Another similar example is to do with C-sections: There is an operating room next to the labour suite, used for cesarean sections, especially in urgent/emergent cases where you can’t take the woman all the way to the main ORs. However given the current security situation, the instruction came not to use that OR, and bring the women to the main ORs, irrespective of whether the C-section is urgent. I don’t know whether this is because we don’t want to lock up our staff far from the OR/ED/ER where they may be needed, or if the Labor Ward OR is outside the bomb shelter protection (I think it might be), and so the staff wouldn’t be safe. Either way, this is obviously less ideal for women delivering babies.
And on the topic of delivering babies and inconvenience, we now have very few deliveries at all in Barzilai. Most women have chosen, understandably, to drive further north to deliver further from the rockets. Whilst the labor wards in every Israeli hospital are in bomb-proof areas, I can completely understand that being a little further away is attractive, but that itself means being further from family, and has it’s own price.
Moving away from clinical matters, our list of visiting VIPs continues to grow. After my first day catching a glimpse of Avigdor Lieberman, on my second day the president of Israel, Itzhak Herzog visited the ICU, with all his security entourage. I hesitated, but after one of the residents got a selfie with him I overcame my shyness and asked if he’d agree to be photographed with me. Later on, Yuri Edelstein, former speaker of the Knesset and minister of health, visited the ICU. He was actually a familiar face as he’s a friend of my in-laws in Hertzilia, and we had a brief but warm chat before he had to run off with all the top brass. Then today we had a delegation of the leadership of the Koran Hayesod who came from abroad to show the support of world Jewry.
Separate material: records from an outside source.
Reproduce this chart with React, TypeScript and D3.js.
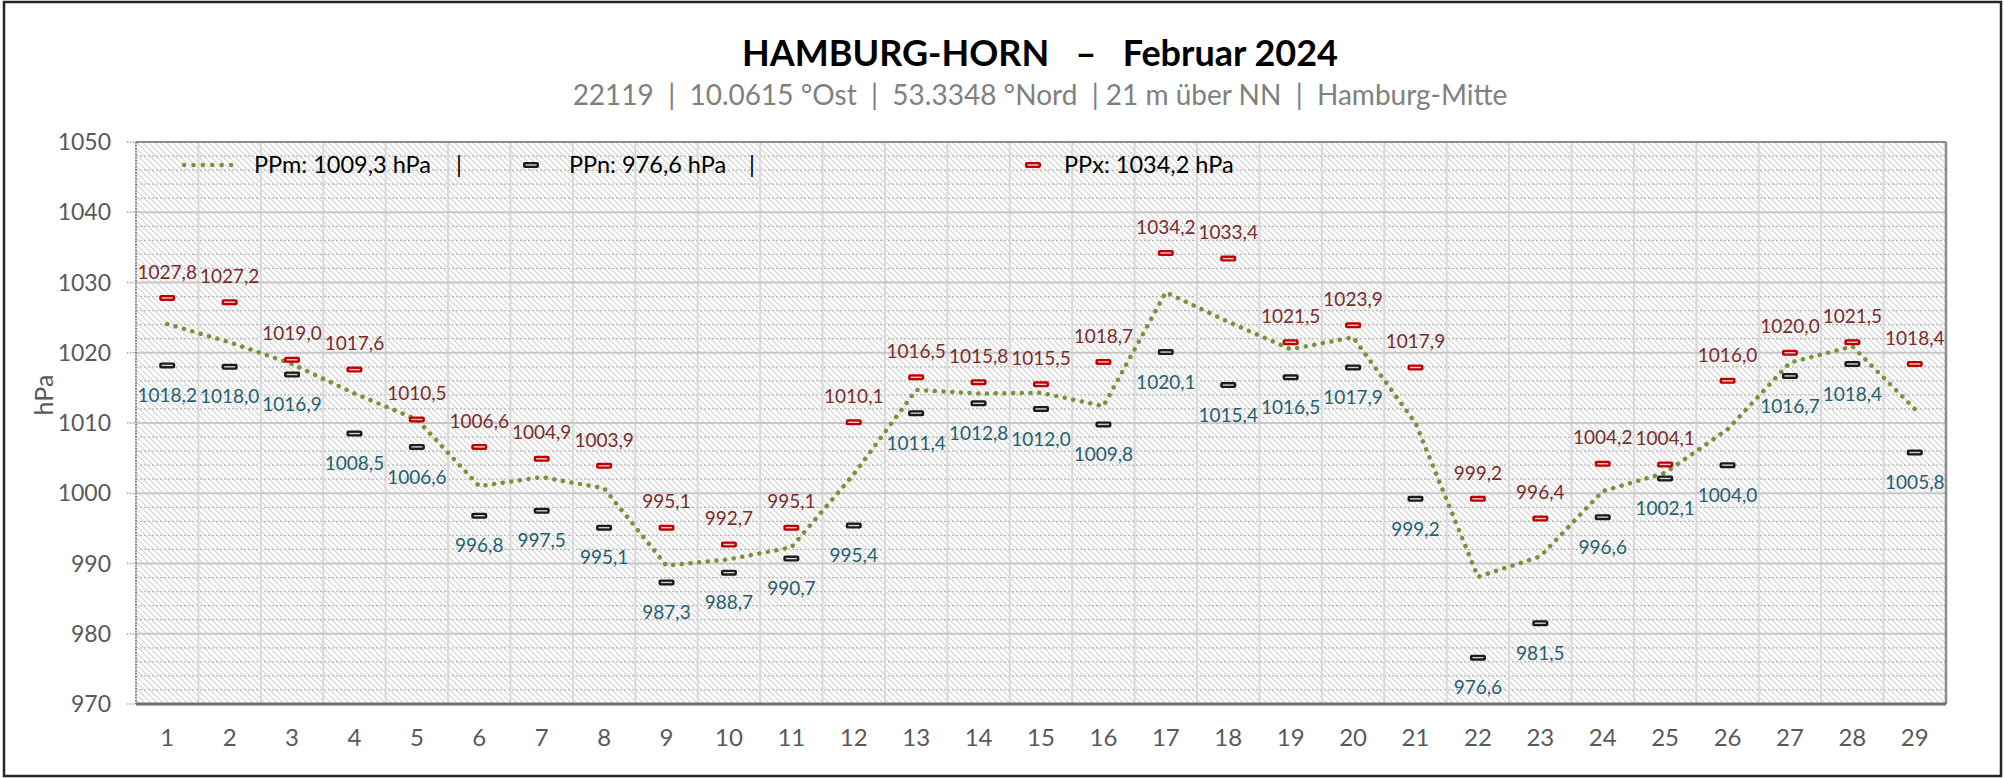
import React from "react";
import * as d3 from "d3";

// days of Februar 2024
const days = ["1", "2", "3", "4", "5", "6", "7", "8", "9", "10", "11", "12", "13", "14", "15",
  "16", "17", "18", "19", "20", "21", "22", "23", "24", "25", "26", "27", "28", "29"];

// daily mean pressure
const ppMean = [1024.1, 1021.5, 1018.4, 1014.2, 1010.5, 1001.0, 1002.3, 1000.7, 989.7, 990.6,
  992.3, 1002.7, 1014.7, 1014.2, 1014.3, 1012.4, 1028.6, 1024.4, 1020.5, 1022.2,
  1010.0, 988.1, 991.0, 1000.3, 1002.9, 1009.1, 1018.6, 1020.9, 1012.0];

// daily minimum
const ppMin = [1018.2, 1018.0, 1016.9, 1008.5, 1006.6, 996.8, 997.5, 995.1, 987.3, 988.7,
  990.7, 995.4, 1011.4, 1012.8, 1012.0, 1009.8, 1020.1, 1015.4, 1016.5, 1017.9,
  999.2, 976.6, 981.5, 996.6, 1002.1, 1004.0, 1016.7, 1018.4, 1005.8];

// daily maximum
const ppMax = [1027.8, 1027.2, 1019.0, 1017.6, 1010.5, 1006.6, 1004.9, 1003.9, 995.1, 992.7,
  995.1, 1010.1, 1016.5, 1015.8, 1015.5, 1018.7, 1034.2, 1033.4, 1021.5, 1023.9,
  1017.9, 999.2, 996.4, 1004.2, 1004.1, 1016.0, 1020.0, 1021.5, 1018.4];

const yTicks = [970, 980, 990, 1000, 1010, 1020, 1030, 1040, 1050];
const legendLabels = ["PPm: 1009,3 hPa", "PPn: 976,6 hPa", "PPx: 1034,2 hPa"];

const W = 2005;
const H = 778;
const left = 136;
const right = 1946;
const top = 142;
const bottom = 704;
const font = "Lato, 'Open Sans', sans-serif";

const fmt = (v: number) => v.toFixed(1).replace(".", ",");

const Marker = ({ x, y, color, inner }: { x: number; y: number; color: string; inner: string }) => (
  <g>
    <rect x={x - 8} y={y - 3} width={16} height={6} rx={2} fill={color} />
    <rect x={x - 5.5} y={y - 0.7} width={11} height={1.4} fill={inner} />
  </g>
);

const App = () => {
  const x = d3.scaleBand().domain(days).range([left, right]).padding(0);
  const y = d3.scaleLinear().domain([970, 1050]).range([bottom, top]);
  const cx = (d: string) => (x(d) as number) + x.bandwidth() / 2;

  const minorTicks = d3.range(970, 1050, 2).filter((v) => v % 10 !== 0);

  const line = d3
    .line<number>()
    .x((_, i) => cx(days[i]))
    .y((v) => y(v));

  const legendY = 165;

  return (
    <div style={{ position: "fixed", left: 0, top: 0 }}>
      <svg width={W} height={H} style={{ display: "block", background: "#fff" }}>
        <defs>
          <pattern id="hatch" width="6" height="6" patternUnits="userSpaceOnUse">
            <path d="M-1,-1 L7,7 M-1,5 L1,7 M5,-1 L7,1" stroke="#d9d9d9" strokeWidth={1.3} />
          </pattern>
        </defs>

        {/* outer frame */}
        <rect x={4} y={2} width={1997} height={774} fill="none" stroke="#262626" strokeWidth={2.5} />

        {/* title */}
        <text x={1040} y={66} textAnchor="middle" fontFamily={font} fontWeight="bold" fontSize={36}
          style={{ whiteSpace: "pre" }} fill="#000">
          {"HAMBURG-HORN   –   Februar 2024"}
        </text>
        <text x={1040} y={105} textAnchor="middle" fontFamily={font} fontSize={28}
          style={{ whiteSpace: "pre" }} fill="#808080">
          {"22119  |  10.0615 °Ost  |  53.3348 °Nord  | 21 m über NN  |  Hamburg-Mitte"}
        </text>

        {/* plot background */}
        <rect x={left} y={top} width={right - left} height={bottom - top} fill="url(#hatch)" />

        {/* minor gridlines */}
        {minorTicks.map((v) => (
          <line key={"m" + v} x1={left} x2={right} y1={y(v)} y2={y(v)}
            stroke="#b8b8b8" strokeWidth={1.3} strokeDasharray="2,2" />
        ))}
        {/* vertical gridlines */}
        {days.map((d) => (
          <line key={"v" + d} x1={x(d)} x2={x(d)} y1={top} y2={bottom} stroke="#d9d9d9" strokeWidth={2} />
        ))}
        {/* major gridlines */}
        {yTicks.map((v) => (
          <line key={"g" + v} x1={left} x2={right} y1={y(v)} y2={y(v)} stroke="#c8c8c8" strokeWidth={2} />
        ))}

        {/* frame of plot */}
        <line x1={left} x2={right} y1={top} y2={top} stroke="#8c8c8c" strokeWidth={2} />
        <line x1={right} x2={right} y1={top} y2={bottom} stroke="#8c8c8c" strokeWidth={2.5} />
        <line x1={left} x2={left} y1={top} y2={bottom} stroke="#595959" strokeWidth={1.3} strokeDasharray="1.5,1.5" />
        <line x1={left} x2={right} y1={bottom} y2={bottom} stroke="#6e6e6e" strokeWidth={3} />

        {/* y axis */}
        {yTicks.map((v) => (
          <g key={"t" + v}>
            <line x1={127} x2={left} y1={y(v)} y2={y(v)} stroke="#a6a6a6" strokeWidth={1.3} strokeDasharray="1.5,1.5" />
            <text x={111} y={y(v)} dy="0.35em" textAnchor="end" fontFamily={font} fontSize={23} fill="#595959">
              {v}
            </text>
          </g>
        ))}
        <text transform={`translate(44,${(top + bottom) / 2 - 28}) rotate(-90)`} textAnchor="middle"
          dy="0.35em" fontFamily={font} fontSize={25} fill="#595959">
          hPa
        </text>

        {/* x axis */}
        {days.map((d) => (
          <text key={"x" + d} x={cx(d)} y={738} dy="0.35em" textAnchor="middle" fontFamily={font}
            fontSize={24} fill="#595959">
            {d}
          </text>
        ))}

        {/* mean line */}
        <path d={line(ppMean) || ""} fill="none" stroke="#77933c" strokeWidth={4.5}
          strokeLinecap="round" strokeDasharray="0.1,8.6" />

        {/* min markers + labels */}
        {ppMin.map((v, i) => (
          <g key={"n" + i}>
            <Marker x={cx(days[i])} y={y(v)} color="#1a1a1a" inner="#d0d0d0" />
            <text x={cx(days[i])} y={y(v) + 30} dy="0.35em" textAnchor="middle" fontFamily={font}
              fontSize={19} fill="#245f70">
              {fmt(v)}
            </text>
          </g>
        ))}

        {/* max markers + labels */}
        {ppMax.map((v, i) => (
          <g key={"x" + i}>
            <Marker x={cx(days[i])} y={y(v)} color="#c00000" inner="#f4c6c6" />
            <text x={cx(days[i])} y={y(v) - 26} dy="0.35em" textAnchor="middle" fontFamily={font}
              fontSize={19} fill="#7a2c2c">
              {fmt(v)}
            </text>
          </g>
        ))}

        {/* legend */}
        <g fontFamily={font} fontSize={23.5} fill="#000">
          <line x1={184} x2={240} y1={legendY} y2={legendY} stroke="#77933c" strokeWidth={4.5}
            strokeLinecap="round" strokeDasharray="0.1,9.3" />
          <text x={254} y={legendY} dy="0.35em">{legendLabels[0]}</text>
          <text x={456} y={legendY} dy="0.35em">|</text>
          <Marker x={531} y={legendY} color="#1a1a1a" inner="#d0d0d0" />
          <text x={569} y={legendY} dy="0.35em">{legendLabels[1]}</text>
          <text x={749} y={legendY} dy="0.35em">|</text>
          <Marker x={1033} y={legendY} color="#c00000" inner="#f4c6c6" />
          <text x={1064} y={legendY} dy="0.35em">{legendLabels[2]}</text>
        </g>
      </svg>
    </div>
  );
};

export default App;
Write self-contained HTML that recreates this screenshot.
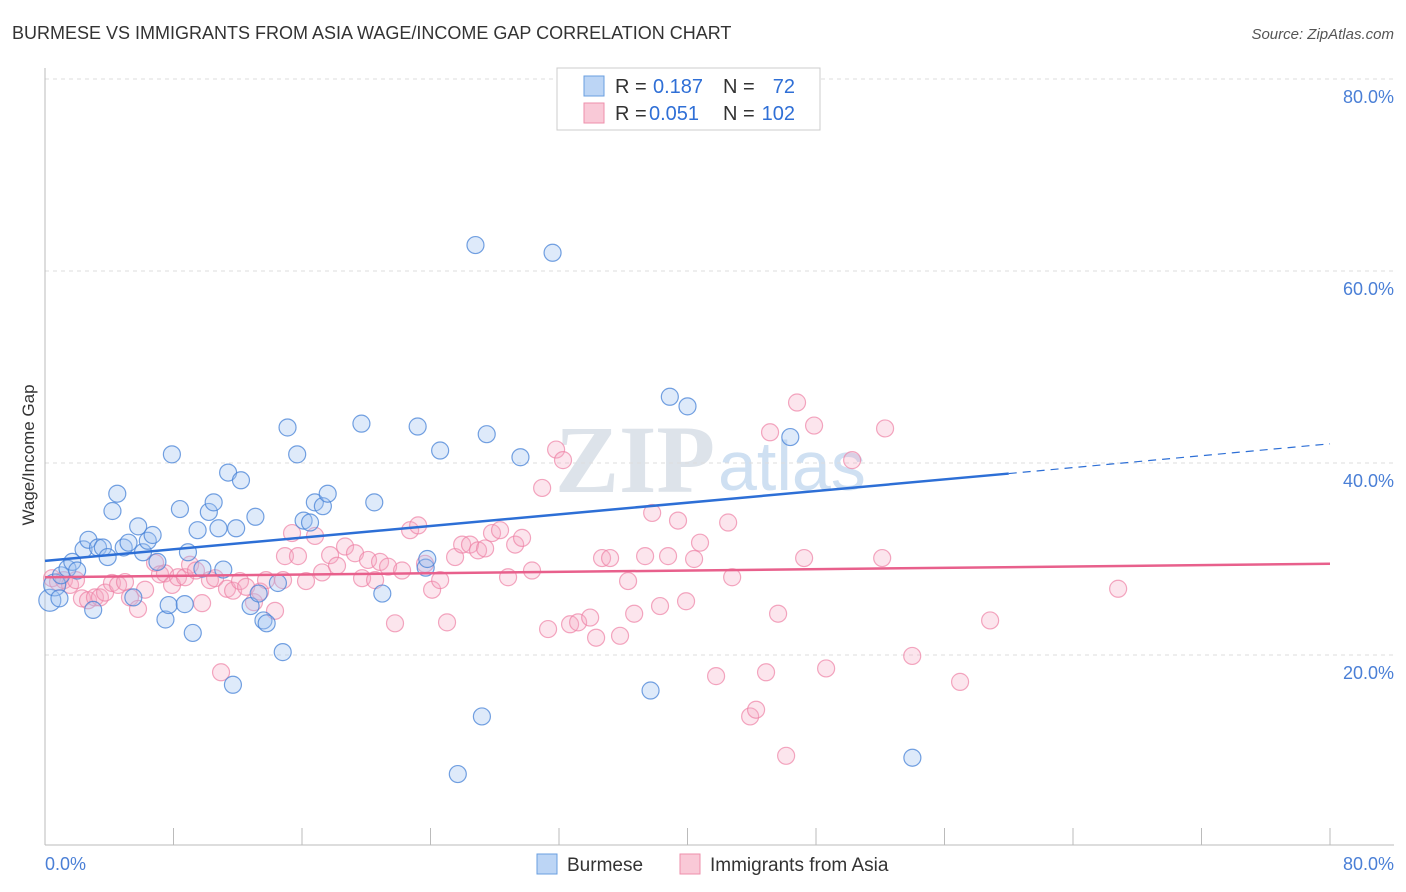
<!DOCTYPE html>
<html><head><meta charset="utf-8"><style>
body{margin:0;background:#fff;font-family:"Liberation Sans",sans-serif;}
#wrap{position:relative;width:1406px;height:892px;overflow:hidden}
</style></head><body>
<div id="wrap">
<svg id="svg" width="1406" height="892">
<text x="12" y="39" font-size="18" fill="#333">BURMESE VS IMMIGRANTS FROM ASIA WAGE/INCOME GAP CORRELATION CHART</text>
<text x="1394" y="39" font-size="15" fill="#555" font-style="italic" text-anchor="end">Source: ZipAtlas.com</text>
<text x="555" y="492" font-size="96" fill="#dde3ea" font-family="Liberation Serif" font-weight="bold">ZIP</text>
<text x="718" y="490" font-size="70" fill="#cfe0f2">atlas</text>
<text transform="translate(34,455) rotate(-90)" font-size="17" fill="#333" text-anchor="middle">Wage/Income Gap</text>
<g id="grid"></g><g id="pts"></g><g id="trend"></g>
<g>
<rect x="557" y="68" width="263" height="62" fill="#fff" stroke="#ccc"/>
<rect x="584" y="76" width="20" height="20" fill="#bcd5f5" stroke="#6a9fe0"/>
<rect x="584" y="103" width="20" height="20" fill="#f9c9d7" stroke="#ee8fab"/>
<text x="615" y="93" font-size="20" fill="#333">R =</text>
<text x="653" y="93" font-size="20" fill="#2f6fd6">0.187</text>
<text x="723" y="93" font-size="20" fill="#333">N =</text>
<text x="795" y="93" font-size="20" fill="#2f6fd6" text-anchor="end">72</text>
<text x="615" y="120" font-size="20" fill="#333">R =</text>
<text x="649" y="120" font-size="20" fill="#2f6fd6">0.051</text>
<text x="723" y="120" font-size="20" fill="#333">N =</text>
<text x="795" y="120" font-size="20" fill="#2f6fd6" text-anchor="end">102</text>
</g>
<g>
<rect x="537" y="854" width="20" height="20" fill="#bcd5f5" stroke="#6a9fe0"/>
<text x="567" y="871" font-size="19" fill="#333">Burmese</text>
<rect x="680" y="854" width="20" height="20" fill="#f9c9d7" stroke="#ee8fab"/>
<text x="710" y="871" font-size="19" fill="#333">Immigrants from Asia</text>
</g>
<text x="45" y="870" font-size="18" fill="#4a7fd6">0.0%</text>
<text x="1394" y="870" font-size="18" fill="#4a7fd6" text-anchor="end">80.0%</text>
</svg></div>
<script>
const yTicks=[20,40,60,80];
const xTickCount=[0,8,16,24,32,40,48,56,64,72,80];
const blueX=[0.3,0.6,0.9,1.0,1.4,1.7,2.0,2.4,2.7,3.0,3.3,3.6,3.9,4.2,4.5,4.9,5.2,5.5,5.8,6.1,6.4,6.7,7.0,7.5,7.7,7.9,8.4,8.7,8.9,9.2,9.5,9.8,10.2,10.5,10.8,11.1,11.4,11.7,11.9,12.2,12.8,13.1,13.3,13.6,13.8,14.5,14.8,15.1,15.7,16.1,16.5,16.8,17.3,17.6,19.7,20.5,21.0,23.2,23.7,23.8,24.6,25.7,26.8,27.2,27.5,29.6,31.6,37.7,38.9,40.0,46.4,54.0];
const blueY=[25.7,27.3,25.9,28.3,29.0,29.7,28.8,31.0,32.0,24.7,31.2,31.2,30.2,35.0,36.8,31.2,31.7,26.0,33.4,30.7,31.9,32.5,29.7,23.7,25.2,40.9,35.2,25.3,30.7,22.3,33.0,29.0,34.9,35.9,33.2,28.9,39.0,16.9,33.2,38.2,25.1,34.4,26.4,23.6,23.3,27.5,20.3,43.7,40.9,34.0,33.8,35.9,35.5,36.8,44.1,35.9,26.4,43.8,29.1,30.0,41.3,7.6,62.7,13.6,43.0,40.6,61.9,16.3,46.9,45.9,42.7,9.3];
const pinkX=[0.44,0.81,1.18,1.56,1.93,2.30,2.68,3.11,3.42,3.74,4.17,4.55,4.98,5.29,5.79,6.23,6.85,7.16,7.47,7.91,8.28,8.72,9.03,9.40,9.78,10.27,10.59,10.96,11.33,11.71,12.14,12.52,13.01,13.39,13.76,14.32,14.82,14.94,15.38,15.75,16.25,16.81,17.25,17.75,18.18,18.68,19.30,19.74,20.11,20.55,20.86,21.36,21.79,22.23,22.73,23.23,23.66,24.10,24.60,25.03,25.53,25.97,26.46,26.96,27.40,27.83,28.33,28.83,29.27,29.70,30.32,30.95,31.32,31.82,32.25,32.69,33.19,33.94,34.31,34.68,35.18,35.80,36.30,36.68,37.36,37.80,38.29,38.79,39.41,39.91,40.41,40.78,41.78,42.53,42.78,43.90,44.27,44.89,45.14,45.64,46.14,46.82,47.26,47.88,48.63,50.25,52.12,52.30,53.99,56.97,58.84,66.81];
const pinkY=[28.0,27.6,27.8,27.3,27.8,25.9,25.7,26.0,26.0,26.5,27.5,27.3,27.6,26.0,24.8,26.8,29.6,28.4,28.5,27.3,28.1,28.1,29.4,28.8,25.4,27.8,28.0,18.2,26.9,26.7,27.7,27.1,25.5,26.6,27.8,24.6,27.8,30.3,32.7,30.3,27.7,32.4,28.6,30.4,29.3,31.3,30.6,28.0,29.9,27.8,29.7,29.2,23.3,28.8,33.0,33.5,29.5,26.8,27.8,23.4,30.2,31.5,31.5,30.9,31.1,32.7,33.0,28.1,31.5,32.2,28.8,37.4,22.7,41.4,40.3,23.2,23.4,23.9,21.8,30.1,30.1,22.0,27.7,24.3,30.3,34.8,25.1,30.3,34.0,25.6,30.0,31.7,17.8,33.8,28.1,13.6,14.3,18.2,43.2,24.3,9.5,46.3,30.1,43.9,18.6,40.3,30.1,43.6,19.9,17.2,23.6,26.9];
const blueTrend=[[0,29.8],[60,38.9],[80,42.0]];
const pinkTrend=[[0,28.1],[80,29.5]];
const X0=45,X1=1330,YB=847,YT=79;
const xs=v=>X0+v*(X1-X0)/80, ys=v=>YB-v*(YB-YT)/80;
const NS="http://www.w3.org/2000/svg";
function mk(tag,attrs,parent){const e=document.createElementNS(NS,tag);for(const k in attrs)e.setAttribute(k,attrs[k]);parent.appendChild(e);return e;}
const grid=document.getElementById('grid');
yTicks.forEach(t=>{
 const l=mk('line',{x1:X0,x2:1394,y1:ys(t),y2:ys(t),stroke:'#ddd','stroke-dasharray':'4,4'},grid);
 
 
 const tx=mk('text',{x:1394,y:ys(t)+24,'font-size':18,fill:'#4a7fd6','text-anchor':'end'},grid);
 tx.textContent=t.toFixed(1)+'%';
 
 
});
const ax=mk('line',{x1:X0,x2:X0,y1:68,y2:845,stroke:'#bbb'},grid);


const bx=mk('line',{x1:X0,x2:1394,y1:845,y2:845,stroke:'#bbb'},grid);


xTickCount.forEach(t=>{
 const l=mk('line',{x1:xs(t),x2:xs(t),y1:828,y2:845,stroke:'#bbb'},grid);
 
 
});
const pts=document.getElementById('pts');
pinkX.forEach((v,i)=>{
 const c=mk('circle',{cx:xs(v),cy:ys(pinkY[i]),r:8.5,fill:'rgba(246,170,195,0.3)',stroke:'rgba(238,130,165,0.7)','stroke-width':1.2},pts);
 
 
});
blueX.forEach((v,i)=>{
 const c=mk('circle',{cx:xs(v),cy:ys(blueY[i]),r:i<2?11:8.5,fill:'rgba(160,195,240,0.35)',stroke:'rgba(70,130,215,0.75)','stroke-width':1.2},pts);
 
 
});
const tr=document.getElementById('trend');
const b1=mk('line',{x1:xs(blueTrend[0][0]),y1:ys(blueTrend[0][1]),x2:xs(blueTrend[1][0]),y2:ys(blueTrend[1][1]),stroke:'#2d6fd6','stroke-width':2.5},tr);


const b2=mk('line',{x1:xs(blueTrend[1][0]),y1:ys(blueTrend[1][1]),x2:xs(blueTrend[2][0]),y2:ys(blueTrend[2][1]),stroke:'#2d6fd6','stroke-width':1.2,'stroke-dasharray':'8,6'},tr);


const p1=mk('line',{x1:xs(pinkTrend[0][0]),y1:ys(pinkTrend[0][1]),x2:xs(pinkTrend[1][0]),y2:ys(pinkTrend[1][1]),stroke:'#e8608c','stroke-width':2.5},tr);


</script>
</body></html>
That support, and the support I’ve experienced myself has been absolutely fantastic. I’m very grateful to all the friends from all over the world, and colleagues at Penn, who have reached out with such kind messages. I also wanted to say a particular thank you to everyone back in the community in Bala Cynwyd (Philadelphia) who have been so supportive of Ayelet and the kids. I still am in awe at how she manages to look after them alone, with everything going on, but the way that everyone has come out to help, with food and childcare and company, has been fantastic. So thank you from the bottom of our hearts.